The K_ACheMS v2.0 discussed in this study has been actively run in a test mode for PM2.5 predictions over South Korea since 1 Jan., 2022 (visit website at https://kachems.gist.ac.kr). Figure 4 presents the parts of performances of the K_ACheMS v2.0 through comparisons between PM2.5 observations and PM2.5 predictions. In Fig. 4, three PM2.5 predictions from the K_ACheMS v2.0 and current operational PM2.5 prediction systems at NIER (National Institute of Environmental Research in South Korea) and ECMWF are compared with PM2.5 observations obtained from AIR KOREA. The PM2.5 predictions from the NIER have been based on a different approach of an ensemble average of 20 outputs from 20 combinations among different meteorology and air quality models and emission inventories 19. It can be seen in Fig. 4 that the K_ACheMS v2.0 produced much better PM2.5 predictions than the other two systems at NIER and ECMWF for three major high PM2.5 episodes. The three high PM2.5 episodes shown in Fig. 4 were the ‘biggest’ ones that occurred over the six months, during which the K_ACheMS v2.0 were operated in a test mode (between 1 Jan. and 30 June, 2022).
During the six-month test period, the IOA and HR from the K_ACheMS v2.0 were 0.78 and 67%, respectively. These numbers were substantially higher than those produced by the ECMWF prediction system (IOA: 0.76 and HR: 54%). Although the PM2.5 predictions from the NIER system were not released yet, annual averaged HR of the NIER system has been reported to be approximately 55%. Further analyses are made in Supplementary Section 11 (refer to Supplementary Tables 7 and 8). Based on these analyses, the new PM2.5 prediction system proposed in this study appears to have been working very well for the first six-month test period, although a comprehensive performance report on the one year-long test is scheduled to be issued at the end of 2022 including the PM2.5 predictions from the NIER system.

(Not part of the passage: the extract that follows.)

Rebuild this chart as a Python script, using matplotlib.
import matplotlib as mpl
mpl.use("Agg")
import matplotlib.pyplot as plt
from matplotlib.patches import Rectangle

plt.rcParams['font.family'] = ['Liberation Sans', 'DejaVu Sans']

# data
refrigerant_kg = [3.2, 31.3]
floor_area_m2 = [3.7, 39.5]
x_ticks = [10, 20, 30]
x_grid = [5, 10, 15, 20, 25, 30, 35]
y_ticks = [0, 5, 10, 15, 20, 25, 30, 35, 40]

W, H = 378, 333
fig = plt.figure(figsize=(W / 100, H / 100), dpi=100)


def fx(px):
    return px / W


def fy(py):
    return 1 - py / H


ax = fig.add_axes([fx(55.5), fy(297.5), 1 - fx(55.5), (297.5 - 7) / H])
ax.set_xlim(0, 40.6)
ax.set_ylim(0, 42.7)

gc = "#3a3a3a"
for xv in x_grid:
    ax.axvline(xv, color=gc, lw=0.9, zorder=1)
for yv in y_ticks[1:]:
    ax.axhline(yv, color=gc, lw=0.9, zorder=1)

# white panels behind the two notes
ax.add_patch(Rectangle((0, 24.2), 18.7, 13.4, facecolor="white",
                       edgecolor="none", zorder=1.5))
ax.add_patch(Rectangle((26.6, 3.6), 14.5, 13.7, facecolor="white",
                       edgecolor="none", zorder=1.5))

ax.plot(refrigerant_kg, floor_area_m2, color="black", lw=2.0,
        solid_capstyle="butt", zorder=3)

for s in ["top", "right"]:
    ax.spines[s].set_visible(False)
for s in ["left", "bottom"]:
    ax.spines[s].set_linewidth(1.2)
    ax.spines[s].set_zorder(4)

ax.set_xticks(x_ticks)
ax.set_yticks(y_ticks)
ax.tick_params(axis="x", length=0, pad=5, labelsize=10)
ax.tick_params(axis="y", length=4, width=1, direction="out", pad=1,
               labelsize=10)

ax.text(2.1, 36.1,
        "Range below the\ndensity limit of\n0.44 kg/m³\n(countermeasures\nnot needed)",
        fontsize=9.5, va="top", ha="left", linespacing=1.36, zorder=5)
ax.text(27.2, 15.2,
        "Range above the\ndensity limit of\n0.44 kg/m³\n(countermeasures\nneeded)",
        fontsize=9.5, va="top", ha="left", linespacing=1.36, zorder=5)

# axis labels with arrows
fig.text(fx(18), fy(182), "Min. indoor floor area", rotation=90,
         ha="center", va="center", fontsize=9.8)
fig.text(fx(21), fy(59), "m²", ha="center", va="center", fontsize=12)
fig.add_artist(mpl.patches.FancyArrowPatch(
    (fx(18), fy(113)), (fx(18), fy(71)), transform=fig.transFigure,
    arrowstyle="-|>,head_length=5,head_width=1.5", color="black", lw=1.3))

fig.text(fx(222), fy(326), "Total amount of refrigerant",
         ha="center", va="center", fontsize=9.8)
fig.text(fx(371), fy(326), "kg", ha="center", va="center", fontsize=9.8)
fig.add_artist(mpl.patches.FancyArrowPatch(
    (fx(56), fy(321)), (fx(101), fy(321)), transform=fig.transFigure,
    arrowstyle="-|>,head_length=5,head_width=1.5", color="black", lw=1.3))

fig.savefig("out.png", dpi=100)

When developing the K_ACheMS v2.0, we have also put some parallel efforts into developing machine learning techniques to correct errors and biases resulting from air quality model simulations. We call this process ‘error and bias correction via machine learning’. For this process, we have selected the machine learning technique of ‘XGBoost (eXteme Gradient Boost)’ 20. We find that this technique has been particularly effective in terms of enhancing ‘HRs’ without showing great advantages in improving IOAs. This will also be discussed further in Supplementary Section 12.